わたしがかつて勤めていた会社は稲盛和夫氏と深いかかわりがあり、社内では稲盛氏の哲学を語る言葉が多く交わされていました。もう何十年も前の話なので内容はほとんど忘れてしまっていますが、そのなかでなぜか、「動機善なりや 私心なかりしか」という言葉だけ、いまでもよく思い起こされます。
私見ですが、エンジニアというのは典型的に、技術的にやれること、技術的に可能なこと、技術的にやりたいことは、やってみたいと考えるものだと思っています。およそそのときに念頭を占めるのは「技術」、すなわち「私心」です。顧客がほしいものは何なのかという視点が抜けがちなのです。顧客はドリルが欲しいのではなく、穴が欲しい。わたしもエンジニア上がりですので、「動機善なりや 私心なかりしか」という言葉を自戒をもって心に留めようとしていたのかもしれません。
最近、決済を完全キャッシュレス化する店舗をオープンすると、某外食企業が発表しました。注文をセルフ式にし、決済で現金を取り扱わないことによって、従業員の間接業務を軽減するとしています。また取り組みが成功すれば、ほかの店舗にも広げるとしています。

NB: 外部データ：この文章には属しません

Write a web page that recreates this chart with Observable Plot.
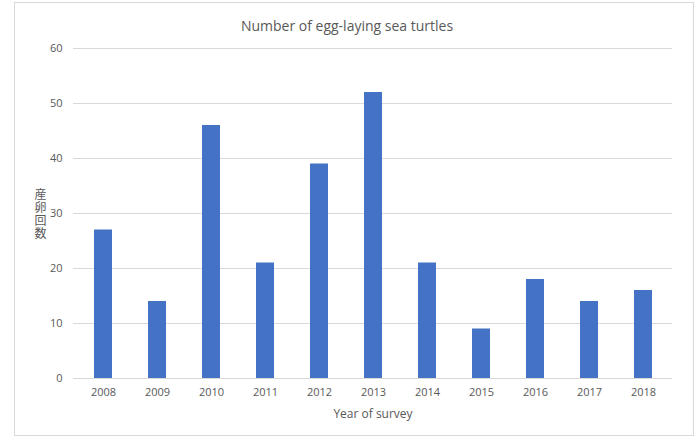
<!DOCTYPE html>
<html>
<head>
<meta charset="utf-8">
<script src="https://cdn.jsdelivr.net/npm/d3@7"></script>
<script src="https://cdn.jsdelivr.net/npm/@observablehq/plot@0.6"></script>
<style>
  html, body { margin: 0; padding: 0; background: #fff; }
  #wrap { position: relative; width: 700px; height: 442px; }
  #border { position: absolute; left: 14px; top: 2px; width: 680px; height: 434px; border: 1px solid #d9d9d9; box-sizing: border-box; pointer-events: none; }
  .vlabel text { writing-mode: vertical-rl; text-orientation: upright; letter-spacing: 1px; }
</style>
</head>
<body>
<div id="wrap"><div id="border"></div></div>
<script>
const years = ["2008","2009","2010","2011","2012","2013","2014","2015","2016","2017","2018"];
const counts = [27, 14, 46, 21, 39, 52, 21, 9, 18, 14, 16];
const yTicks = [0, 10, 20, 30, 40, 50, 60];
const title = "Number of egg-laying sea turtles";
const xLabel = "Year of survey";
const yLabel = "産卵回数";

const data = years.map((y, i) => ({year: y, count: counts[i]}));
const font = "'Open Sans', 'Noto Sans', sans-serif";

const chart = Plot.plot({
  width: 700,
  height: 442,
  marginTop: 48,
  marginBottom: 64,
  marginLeft: 73,
  marginRight: 28,
  style: {fontFamily: font, fontSize: "11px", color: "#595959", background: "transparent"},
  x: {domain: years, paddingInner: 0.67, paddingOuter: 0.335, label: null},
  y: {domain: [0, 60], label: null},
  marks: [
    Plot.gridY(yTicks, {stroke: "#d9d9d9", strokeOpacity: 1}),
    Plot.axisY(yTicks, {tickSize: 0, tickPadding: 11, fill: "#595959", fontSize: 11}),
    Plot.axisX({tickSize: 0, tickPadding: 10, fill: "#595959", fontSize: 11}),
    Plot.barY(data, {x: "year", y: "count", fill: "#4472C4"}),
    Plot.ruleY([0], {stroke: "#d9d9d9"}),
    Plot.text([title], {frameAnchor: "top", dx: -26, dy: -27, fontSize: 14, fill: "#595959"}),
    Plot.text([xLabel], {frameAnchor: "bottom", dy: 39, fontSize: 12, fill: "#595959"}),
    Plot.text([yLabel], {className: "vlabel", frameAnchor: "left", textAnchor: "middle", lineAnchor: "middle", dx: -33, dy: -3, fontSize: 12, fill: "#595959", fontFamily: "'Noto Sans CJK JP', sans-serif"})
  ]
});
document.getElementById("wrap").prepend(chart);
chart.style.position = "absolute";
chart.style.left = "0";
chart.style.top = "0";
</script>
</body>
</html>
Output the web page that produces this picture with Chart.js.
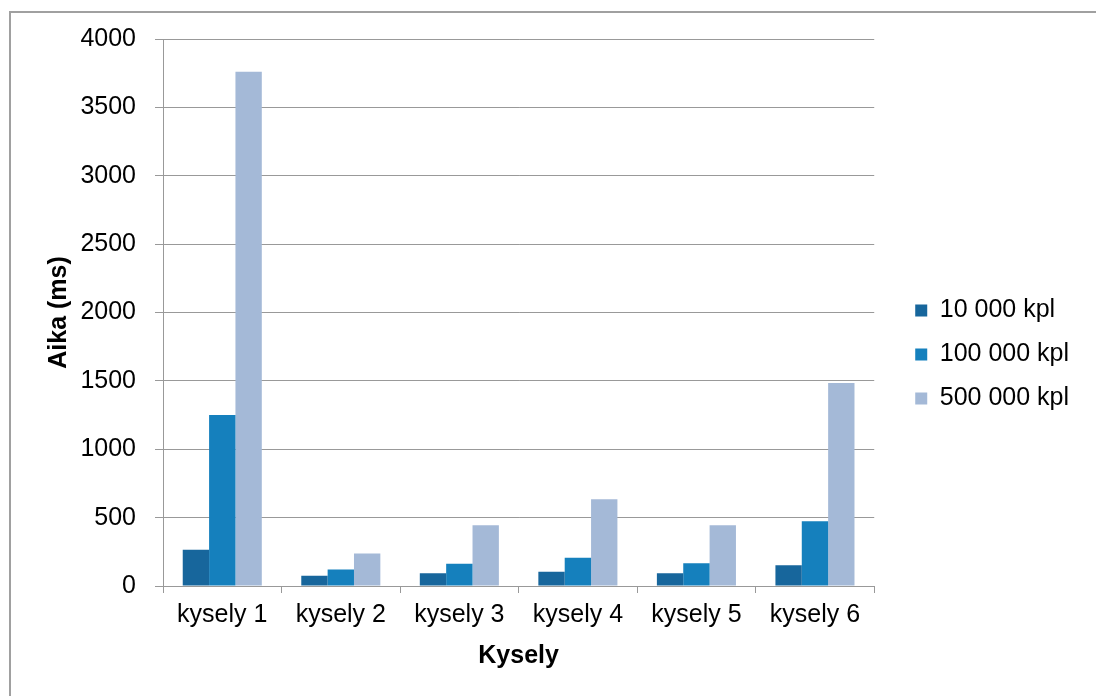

人手不足が深刻など事情はあるでしょう。しかし、少額の場合は特に現金決済するケースが現在では主流である日本において、現金決済を一切断るレストランというのは果たして「動機善なりや」なのか、わたしには疑問です。
こういう取り組みではほとんどの場合、浮いた労働力を顧客満足度向上につながる作業に充てる、などと企業は主張するのですが、本当にそのシナリオまで描いて取り組んでいるのでしょうか。
わたしが先日不意に入ったある食堂は、テーブルにタブレット端末が置いてありセルフ注文する形式でした。これもまた従業員の間接業務の軽減策なのでしょうが、その従業員たちが店内で何をしていたかといえば、フロアで接客するでもなく、全員が厨房近くにただ立っているような状態でした。客に呼ばれないので、あまりやることがないのでしょう。
わたしはキャッシュレス決済に反対しているわけではありません。「動機善なる」取り組みとしては、スポーツの公式試合を行うスタジアムの例があります。先進的なスタジアムの取り組みで、チケットからグッズ販売、飲食店での購買など、あらゆる体験を電子化しようという構想が進められています。
スタジアムでの観戦は、人気の高い試合である場合は特に、売店での行列は時に集中して激しくなることがあります。この状況で現金決済していれば、行列に拍車をかける可能性が高くなります。もし電子決済できればレジでの混雑緩和に大きく貢献し、顧客は確実に喜びます。
また、スタジアムはたいてい広いので、どの店で何を売っているかをきちんと把握するのは顧客にとってなかなか面倒です。席を立てる時間に限りがある状況であるほど、座席の近くで用事を済ませるのが普通でしょう。そこでもし、利用者の属性と顧客の決済情報を結び付けて商品や売店のレコメンドなどができれば、店を探す時間の短縮につながって顧客はうれしいはずです。
同じキャッシュレス決済の話ですが、どちらのほうが期待を持てるビジネスに感じられるかは、言うまでもないと思います。
デジタル化という取り組みは、エンジニア的発想に取りつかれるほどに、つまりデジタルそのものが目的になるほどに、「私心」満載になりやすくなると感じます。これは、顧客に関連したデータ取得や分析などでも同じです。そういう「先進」事例を、マスコミがあたり構わず好事例であるかのように報道していることが少なくないように見えるのが、個人的に最近気になっているところです。